# [DATA SEGMENT]
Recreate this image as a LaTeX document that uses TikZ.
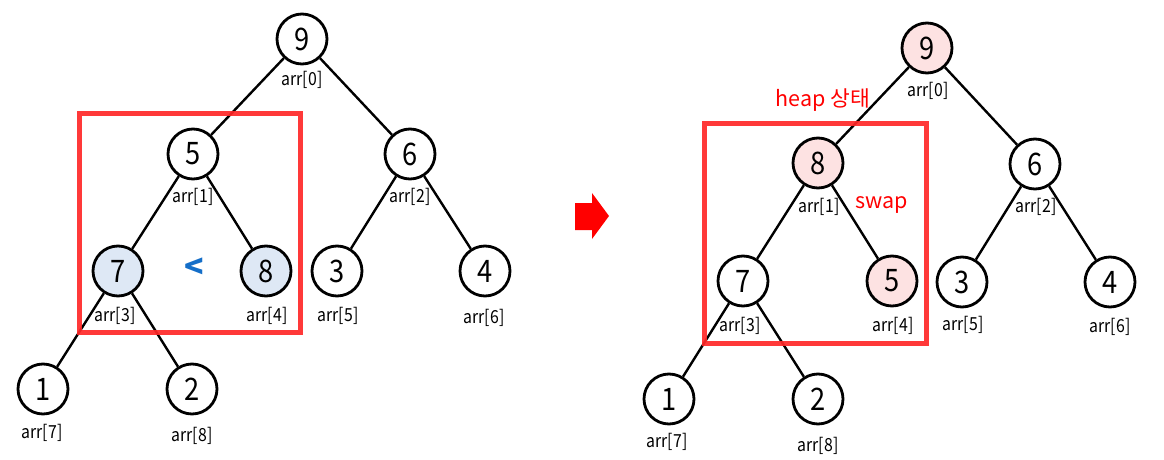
\documentclass[tikz,border=0pt]{standalone}
\usepackage{fontspec}
\setmainfont{Noto Sans CJK KR}
\newfontfamily\narrowfont[FakeStretch=0.88]{Noto Sans CJK KR}
\definecolor{boxred}{RGB}{255,40,40}
\definecolor{fillblue}{RGB}{222,232,245}
\definecolor{fillpink}{RGB}{253,226,226}
\definecolor{ltblue}{RGB}{20,110,200}
\begin{document}
\begin{tikzpicture}[x=1pt,y=-1pt,
  hnode/.style={circle, draw=black, line width=2.8pt, minimum size=50pt, inner sep=0pt, fill=white,
    font=\narrowfont\fontsize{31}{31}\selectfont},
  bluenode/.style={hnode, fill=fillblue},
  pinknode/.style={hnode, fill=fillpink},
  idx/.style={inner sep=0pt, font=\narrowfont\fontsize{18}{18}\selectfont},
  edge/.style={line width=2.4pt},
  redbox/.style={draw=boxred, line width=5pt, opacity=0.92},
  redtext/.style={inner sep=0pt, text=red, font=\fontsize{21.5}{21.5}\selectfont}]
\useasboundingbox (0,0) rectangle (1164,460);
% ---------- left tree ----------
\node[hnode] (a0) at (302,39) {9};
\node[hnode] (a1) at (193,154) {5};
\node[hnode] (a2) at (410,154) {6};
\node[bluenode] (a3) at (118,271) {7};
\node[bluenode] (a4) at (266,271) {8};
\node[hnode] (a5) at (337,271) {3};
\node[hnode] (a6) at (485,271) {4};
\node[hnode] (a7) at (43,389) {1};
\node[hnode] (a8) at (192,389) {2};
\draw[edge] (a0) -- (a1);
\draw[edge] (a0) -- (a2);
\draw[edge] (a1) -- (a3);
\draw[edge] (a1) -- (a4);
\draw[edge] (a2) -- (a5);
\draw[edge] (a2) -- (a6);
\draw[edge] (a3) -- (a7);
\draw[edge] (a3) -- (a8);
\node[idx] (la0) at (302,80) {arr[0]};
\node[idx] (la1) at (193,197) {arr[1]};
\node[idx] (la2) at (410,197) {arr[2]};
\node[idx] (la3) at (115,316) {arr[3]};
\node[idx] (la4) at (267,316) {arr[4]};
\node[idx] (la5) at (338,316) {arr[5]};
\node[idx] (la6) at (484,318) {arr[6]};
\node[idx] (la7) at (42,433) {arr[7]};
\node[idx] (la8) at (192,436) {arr[8]};
\node[inner sep=0pt, text=ltblue, font=\bfseries\fontsize{32}{32}\selectfont] (lt) at (194,268) {<};
\node[redbox, minimum width=221pt, minimum height=219pt, inner sep=0pt] (lbox) at (189.5,223) {};
% ---------- arrow ----------
\fill[red] (575,203) coordinate (ar1) -- (592,203) -- (592,193) -- (609,216) coordinate (artip) -- (592,239) -- (592,230) -- (575,230) -- cycle;
% ---------- right tree ----------
\node[pinknode] (b0) at (927,48) {9};
\node[pinknode] (b1) at (818,163) {8};
\node[hnode] (b2) at (1035,164) {6};
\node[hnode] (b3) at (743,281) {7};
\node[pinknode] (b4) at (892,281) {5};
\node[hnode] (b5) at (962,282) {3};
\node[hnode] (b6) at (1110,282) {4};
\node[hnode] (b7) at (669,399) {1};
\node[hnode] (b8) at (818,399) {2};
\draw[edge] (b0) -- (b1);
\draw[edge] (b0) -- (b2);
\draw[edge] (b1) -- (b3);
\draw[edge] (b1) -- (b4);
\draw[edge] (b2) -- (b5);
\draw[edge] (b2) -- (b6);
\draw[edge] (b3) -- (b7);
\draw[edge] (b3) -- (b8);
\node[idx] (lb0) at (928,91) {arr[0]};
\node[idx] (lb1) at (819,207) {arr[1]};
\node[idx] (lb2) at (1036,207) {arr[2]};
\node[idx] (lb3) at (740,326) {arr[3]};
\node[idx] (lb4) at (893,326) {arr[4]};
\node[idx] (lb5) at (963,325) {arr[5]};
\node[idx] (lb6) at (1110,327) {arr[6]};
\node[idx] (lb7) at (667,442) {arr[7]};
\node[idx] (lb8) at (818,446) {arr[8]};
\node[redtext] (heap) at (823,100) {heap 상태};
\node[redtext] (swap) at (882,205) {swap};
\node[redbox, minimum width=222pt, minimum height=220pt, inner sep=0pt] (rbox) at (815.5,233) {};
\end{tikzpicture}
\end{document}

# [WORK TO COMPLETE]
Omit each picture, then return all of the listing exactly as it stands.

# [RESULT OF THE EXERCISE]
Recreate this image as a LaTeX document that uses TikZ.
\documentclass[tikz,border=0pt]{standalone}
\usepackage{fontspec}
\setmainfont{Noto Sans CJK KR}
\newfontfamily\narrowfont[FakeStretch=0.88]{Noto Sans CJK KR}
\definecolor{boxred}{RGB}{255,40,40}
\definecolor{fillblue}{RGB}{222,232,245}
\definecolor{fillpink}{RGB}{253,226,226}
\definecolor{ltblue}{RGB}{20,110,200}
\begin{document}
\begin{tikzpicture}[x=1pt,y=-1pt,
  hnode/.style={circle, draw=black, line width=2.8pt, minimum size=50pt, inner sep=0pt, fill=white,
    font=\narrowfont\fontsize{31}{31}\selectfont},
  bluenode/.style={hnode, fill=fillblue},
  pinknode/.style={hnode, fill=fillpink},
  idx/.style={inner sep=0pt, font=\narrowfont\fontsize{18}{18}\selectfont},
  edge/.style={line width=2.4pt},
  redbox/.style={draw=boxred, line width=5pt, opacity=0.92},
  redtext/.style={inner sep=0pt, text=red, font=\fontsize{21.5}{21.5}\selectfont}]
\useasboundingbox (0,0) rectangle (1164,460);
% ---------- left tree ----------
\node[hnode] (a0) at (302,39) {9};
\node[hnode] (a1) at (193,154) {5};
\node[hnode] (a2) at (410,154) {6};
\node[bluenode] (a3) at (118,271) {7};
\node[bluenode] (a4) at (266,271) {8};
\node[hnode] (a5) at (337,271) {3};
\node[hnode] (a6) at (485,271) {4};
\node[hnode] (a7) at (43,389) {1};
\node[hnode] (a8) at (192,389) {2};
\draw[edge] (a0) -- (a1);
\draw[edge] (a0) -- (a2);
\draw[edge] (a1) -- (a3);
\draw[edge] (a1) -- (a4);
\draw[edge] (a2) -- (a5);
\draw[edge] (a2) -- (a6);
\draw[edge] (a3) -- (a7);
\draw[edge] (a3) -- (a8);
\node[idx] (la0) at (302,80) {arr[0]};
\node[idx] (la1) at (193,197) {arr[1]};
\node[idx] (la2) at (410,197) {arr[2]};
\node[idx] (la3) at (115,316) {arr[3]};
\node[idx] (la4) at (267,316) {arr[4]};
\node[idx] (la5) at (338,316) {arr[5]};
\node[idx] (la6) at (484,318) {arr[6]};
\node[idx] (la7) at (42,433) {arr[7]};
\node[idx] (la8) at (192,436) {arr[8]};
\node[inner sep=0pt, text=ltblue, font=\bfseries\fontsize{32}{32}\selectfont] (lt) at (194,268) {<};
\node[redbox, minimum width=221pt, minimum height=219pt, inner sep=0pt] (lbox) at (189.5,223) {};
% ---------- arrow ----------
\fill[red] (575,203) coordinate (ar1) -- (592,203) -- (592,193) -- (609,216) coordinate (artip) -- (592,239) -- (592,230) -- (575,230) -- cycle;
% ---------- right tree ----------
\node[pinknode] (b0) at (927,48) {9};
\node[pinknode] (b1) at (818,163) {8};
\node[hnode] (b2) at (1035,164) {6};
\node[hnode] (b3) at (743,281) {7};
\node[pinknode] (b4) at (892,281) {5};
\node[hnode] (b5) at (962,282) {3};
\node[hnode] (b6) at (1110,282) {4};
\node[hnode] (b7) at (669,399) {1};
\node[hnode] (b8) at (818,399) {2};
\draw[edge] (b0) -- (b1);
\draw[edge] (b0) -- (b2);
\draw[edge] (b1) -- (b3);
\draw[edge] (b1) -- (b4);
\draw[edge] (b2) -- (b5);
\draw[edge] (b2) -- (b6);
\draw[edge] (b3) -- (b7);
\draw[edge] (b3) -- (b8);
\node[idx] (lb0) at (928,91) {arr[0]};
\node[idx] (lb1) at (819,207) {arr[1]};
\node[idx] (lb2) at (1036,207) {arr[2]};
\node[idx] (lb3) at (740,326) {arr[3]};
\node[idx] (lb4) at (893,326) {arr[4]};
\node[idx] (lb5) at (963,325) {arr[5]};
\node[idx] (lb6) at (1110,327) {arr[6]};
\node[idx] (lb7) at (667,442) {arr[7]};
\node[idx] (lb8) at (818,446) {arr[8]};
\node[redtext] (heap) at (823,100) {heap 상태};
\node[redtext] (swap) at (882,205) {swap};
\node[redbox, minimum width=222pt, minimum height=220pt, inner sep=0pt] (rbox) at (815.5,233) {};
\end{tikzpicture}
\end{document}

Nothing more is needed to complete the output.